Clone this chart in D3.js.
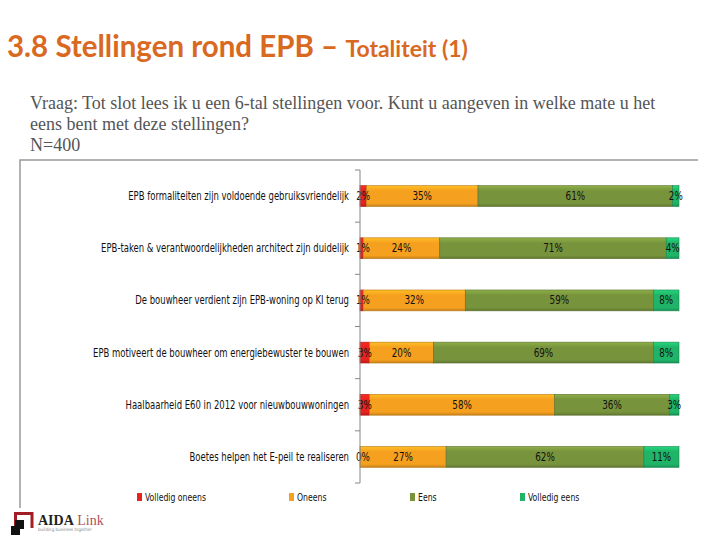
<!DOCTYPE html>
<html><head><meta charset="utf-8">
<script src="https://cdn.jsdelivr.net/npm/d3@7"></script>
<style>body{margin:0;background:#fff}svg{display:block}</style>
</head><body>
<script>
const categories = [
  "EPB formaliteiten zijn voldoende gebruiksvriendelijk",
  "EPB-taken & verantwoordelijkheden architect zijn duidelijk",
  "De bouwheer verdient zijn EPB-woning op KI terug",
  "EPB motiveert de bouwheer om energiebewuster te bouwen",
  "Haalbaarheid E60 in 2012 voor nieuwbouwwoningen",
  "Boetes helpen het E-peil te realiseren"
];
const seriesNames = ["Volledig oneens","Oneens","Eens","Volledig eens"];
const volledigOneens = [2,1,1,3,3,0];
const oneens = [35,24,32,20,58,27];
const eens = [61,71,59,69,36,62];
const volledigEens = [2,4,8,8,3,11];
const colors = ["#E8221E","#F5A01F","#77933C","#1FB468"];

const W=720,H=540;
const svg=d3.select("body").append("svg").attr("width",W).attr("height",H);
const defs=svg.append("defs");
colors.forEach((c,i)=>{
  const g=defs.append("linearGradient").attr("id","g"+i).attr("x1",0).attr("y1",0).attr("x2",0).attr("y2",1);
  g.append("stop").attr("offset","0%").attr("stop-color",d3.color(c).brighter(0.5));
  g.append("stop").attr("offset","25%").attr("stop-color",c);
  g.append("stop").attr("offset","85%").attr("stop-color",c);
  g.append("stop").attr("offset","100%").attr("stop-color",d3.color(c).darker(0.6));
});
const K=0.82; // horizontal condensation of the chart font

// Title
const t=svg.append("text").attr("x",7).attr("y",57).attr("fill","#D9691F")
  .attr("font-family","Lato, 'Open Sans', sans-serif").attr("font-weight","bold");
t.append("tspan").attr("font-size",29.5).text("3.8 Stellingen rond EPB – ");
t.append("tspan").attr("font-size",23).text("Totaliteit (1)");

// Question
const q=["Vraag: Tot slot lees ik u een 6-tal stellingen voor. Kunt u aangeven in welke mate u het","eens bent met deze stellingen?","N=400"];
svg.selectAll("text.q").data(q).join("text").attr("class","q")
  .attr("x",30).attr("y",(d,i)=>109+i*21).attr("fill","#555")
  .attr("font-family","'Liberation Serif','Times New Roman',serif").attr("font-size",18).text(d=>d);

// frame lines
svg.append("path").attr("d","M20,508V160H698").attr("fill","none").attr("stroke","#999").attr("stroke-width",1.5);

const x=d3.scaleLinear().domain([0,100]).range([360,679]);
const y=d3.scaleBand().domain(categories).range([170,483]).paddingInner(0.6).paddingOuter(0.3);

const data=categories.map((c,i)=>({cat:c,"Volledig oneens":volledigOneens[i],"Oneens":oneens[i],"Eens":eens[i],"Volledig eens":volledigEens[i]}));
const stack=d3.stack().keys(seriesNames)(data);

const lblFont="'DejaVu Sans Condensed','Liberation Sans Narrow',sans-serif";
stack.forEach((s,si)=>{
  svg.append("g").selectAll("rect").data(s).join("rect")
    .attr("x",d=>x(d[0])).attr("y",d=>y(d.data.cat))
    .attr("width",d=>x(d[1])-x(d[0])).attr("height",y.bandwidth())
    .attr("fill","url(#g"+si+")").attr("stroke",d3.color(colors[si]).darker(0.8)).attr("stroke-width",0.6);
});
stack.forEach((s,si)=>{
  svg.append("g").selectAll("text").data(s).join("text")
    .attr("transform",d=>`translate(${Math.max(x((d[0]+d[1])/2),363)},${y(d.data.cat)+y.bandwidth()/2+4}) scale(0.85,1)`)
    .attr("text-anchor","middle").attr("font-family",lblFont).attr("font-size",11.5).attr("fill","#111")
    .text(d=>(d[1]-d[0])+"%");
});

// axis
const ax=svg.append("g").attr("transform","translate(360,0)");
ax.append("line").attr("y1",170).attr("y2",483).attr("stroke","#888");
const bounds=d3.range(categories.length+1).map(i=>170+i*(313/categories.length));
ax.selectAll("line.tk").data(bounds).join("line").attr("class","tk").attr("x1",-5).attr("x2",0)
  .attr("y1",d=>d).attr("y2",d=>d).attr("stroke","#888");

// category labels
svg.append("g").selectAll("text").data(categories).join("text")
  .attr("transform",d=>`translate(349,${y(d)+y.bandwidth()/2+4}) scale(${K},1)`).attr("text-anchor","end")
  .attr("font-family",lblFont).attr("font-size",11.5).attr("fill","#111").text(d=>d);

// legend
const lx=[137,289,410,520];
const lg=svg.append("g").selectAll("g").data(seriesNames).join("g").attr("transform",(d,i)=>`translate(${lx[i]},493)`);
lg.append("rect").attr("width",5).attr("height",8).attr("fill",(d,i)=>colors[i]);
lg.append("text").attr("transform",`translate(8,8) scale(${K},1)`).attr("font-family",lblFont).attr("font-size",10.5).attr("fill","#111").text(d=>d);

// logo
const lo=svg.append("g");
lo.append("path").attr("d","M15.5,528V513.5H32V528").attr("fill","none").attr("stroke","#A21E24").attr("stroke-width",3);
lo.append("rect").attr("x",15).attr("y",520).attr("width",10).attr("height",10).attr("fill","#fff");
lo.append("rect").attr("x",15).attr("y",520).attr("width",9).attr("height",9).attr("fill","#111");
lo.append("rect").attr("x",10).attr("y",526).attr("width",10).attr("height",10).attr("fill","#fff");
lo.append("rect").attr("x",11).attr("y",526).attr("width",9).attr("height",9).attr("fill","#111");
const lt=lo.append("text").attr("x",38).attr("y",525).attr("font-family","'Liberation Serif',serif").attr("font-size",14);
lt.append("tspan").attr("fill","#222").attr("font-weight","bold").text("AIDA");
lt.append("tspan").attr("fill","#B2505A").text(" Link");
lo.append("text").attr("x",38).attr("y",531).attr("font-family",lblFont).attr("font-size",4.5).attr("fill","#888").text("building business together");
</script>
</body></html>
════════
Reproduce the listing above exactly, excluding all pictures.

Clone this chart in D3.js.
<!DOCTYPE html>
<html><head><meta charset="utf-8">
<script src="https://cdn.jsdelivr.net/npm/d3@7"></script>
<style>body{margin:0;background:#fff}svg{display:block}</style>
</head><body>
<script>
const categories = [
  "EPB formaliteiten zijn voldoende gebruiksvriendelijk",
  "EPB-taken & verantwoordelijkheden architect zijn duidelijk",
  "De bouwheer verdient zijn EPB-woning op KI terug",
  "EPB motiveert de bouwheer om energiebewuster te bouwen",
  "Haalbaarheid E60 in 2012 voor nieuwbouwwoningen",
  "Boetes helpen het E-peil te realiseren"
];
const seriesNames = ["Volledig oneens","Oneens","Eens","Volledig eens"];
const volledigOneens = [2,1,1,3,3,0];
const oneens = [35,24,32,20,58,27];
const eens = [61,71,59,69,36,62];
const volledigEens = [2,4,8,8,3,11];
const colors = ["#E8221E","#F5A01F","#77933C","#1FB468"];

const W=720,H=540;
const svg=d3.select("body").append("svg").attr("width",W).attr("height",H);
const defs=svg.append("defs");
colors.forEach((c,i)=>{
  const g=defs.append("linearGradient").attr("id","g"+i).attr("x1",0).attr("y1",0).attr("x2",0).attr("y2",1);
  g.append("stop").attr("offset","0%").attr("stop-color",d3.color(c).brighter(0.5));
  g.append("stop").attr("offset","25%").attr("stop-color",c);
  g.append("stop").attr("offset","85%").attr("stop-color",c);
  g.append("stop").attr("offset","100%").attr("stop-color",d3.color(c).darker(0.6));
});
const K=0.82; // horizontal condensation of the chart font

// Title
const t=svg.append("text").attr("x",7).attr("y",57).attr("fill","#D9691F")
  .attr("font-family","Lato, 'Open Sans', sans-serif").attr("font-weight","bold");
t.append("tspan").attr("font-size",29.5).text("3.8 Stellingen rond EPB – ");
t.append("tspan").attr("font-size",23).text("Totaliteit (1)");

// Question
const q=["Vraag: Tot slot lees ik u een 6-tal stellingen voor. Kunt u aangeven in welke mate u het","eens bent met deze stellingen?","N=400"];
svg.selectAll("text.q").data(q).join("text").attr("class","q")
  .attr("x",30).attr("y",(d,i)=>109+i*21).attr("fill","#555")
  .attr("font-family","'Liberation Serif','Times New Roman',serif").attr("font-size",18).text(d=>d);

// frame lines
svg.append("path").attr("d","M20,508V160H698").attr("fill","none").attr("stroke","#999").attr("stroke-width",1.5);

const x=d3.scaleLinear().domain([0,100]).range([360,679]);
const y=d3.scaleBand().domain(categories).range([170,483]).paddingInner(0.6).paddingOuter(0.3);

const data=categories.map((c,i)=>({cat:c,"Volledig oneens":volledigOneens[i],"Oneens":oneens[i],"Eens":eens[i],"Volledig eens":volledigEens[i]}));
const stack=d3.stack().keys(seriesNames)(data);

const lblFont="'DejaVu Sans Condensed','Liberation Sans Narrow',sans-serif";
stack.forEach((s,si)=>{
  svg.append("g").selectAll("rect").data(s).join("rect")
    .attr("x",d=>x(d[0])).attr("y",d=>y(d.data.cat))
    .attr("width",d=>x(d[1])-x(d[0])).attr("height",y.bandwidth())
    .attr("fill","url(#g"+si+")").attr("stroke",d3.color(colors[si]).darker(0.8)).attr("stroke-width",0.6);
});
stack.forEach((s,si)=>{
  svg.append("g").selectAll("text").data(s).join("text")
    .attr("transform",d=>`translate(${Math.max(x((d[0]+d[1])/2),363)},${y(d.data.cat)+y.bandwidth()/2+4}) scale(0.85,1)`)
    .attr("text-anchor","middle").attr("font-family",lblFont).attr("font-size",11.5).attr("fill","#111")
    .text(d=>(d[1]-d[0])+"%");
});

// axis
const ax=svg.append("g").attr("transform","translate(360,0)");
ax.append("line").attr("y1",170).attr("y2",483).attr("stroke","#888");
const bounds=d3.range(categories.length+1).map(i=>170+i*(313/categories.length));
ax.selectAll("line.tk").data(bounds).join("line").attr("class","tk").attr("x1",-5).attr("x2",0)
  .attr("y1",d=>d).attr("y2",d=>d).attr("stroke","#888");

// category labels
svg.append("g").selectAll("text").data(categories).join("text")
  .attr("transform",d=>`translate(349,${y(d)+y.bandwidth()/2+4}) scale(${K},1)`).attr("text-anchor","end")
  .attr("font-family",lblFont).attr("font-size",11.5).attr("fill","#111").text(d=>d);

// legend
const lx=[137,289,410,520];
const lg=svg.append("g").selectAll("g").data(seriesNames).join("g").attr("transform",(d,i)=>`translate(${lx[i]},493)`);
lg.append("rect").attr("width",5).attr("height",8).attr("fill",(d,i)=>colors[i]);
lg.append("text").attr("transform",`translate(8,8) scale(${K},1)`).attr("font-family",lblFont).attr("font-size",10.5).attr("fill","#111").text(d=>d);

// logo
const lo=svg.append("g");
lo.append("path").attr("d","M15.5,528V513.5H32V528").attr("fill","none").attr("stroke","#A21E24").attr("stroke-width",3);
lo.append("rect").attr("x",15).attr("y",520).attr("width",10).attr("height",10).attr("fill","#fff");
lo.append("rect").attr("x",15).attr("y",520).attr("width",9).attr("height",9).attr("fill","#111");
lo.append("rect").attr("x",10).attr("y",526).attr("width",10).attr("height",10).attr("fill","#fff");
lo.append("rect").attr("x",11).attr("y",526).attr("width",9).attr("height",9).attr("fill","#111");
const lt=lo.append("text").attr("x",38).attr("y",525).attr("font-family","'Liberation Serif',serif").attr("font-size",14);
lt.append("tspan").attr("fill","#222").attr("font-weight","bold").text("AIDA");
lt.append("tspan").attr("fill","#B2505A").text(" Link");
lo.append("text").attr("x",38).attr("y",531).attr("font-family",lblFont).attr("font-size",4.5).attr("fill","#888").text("building business together");
</script>
</body></html>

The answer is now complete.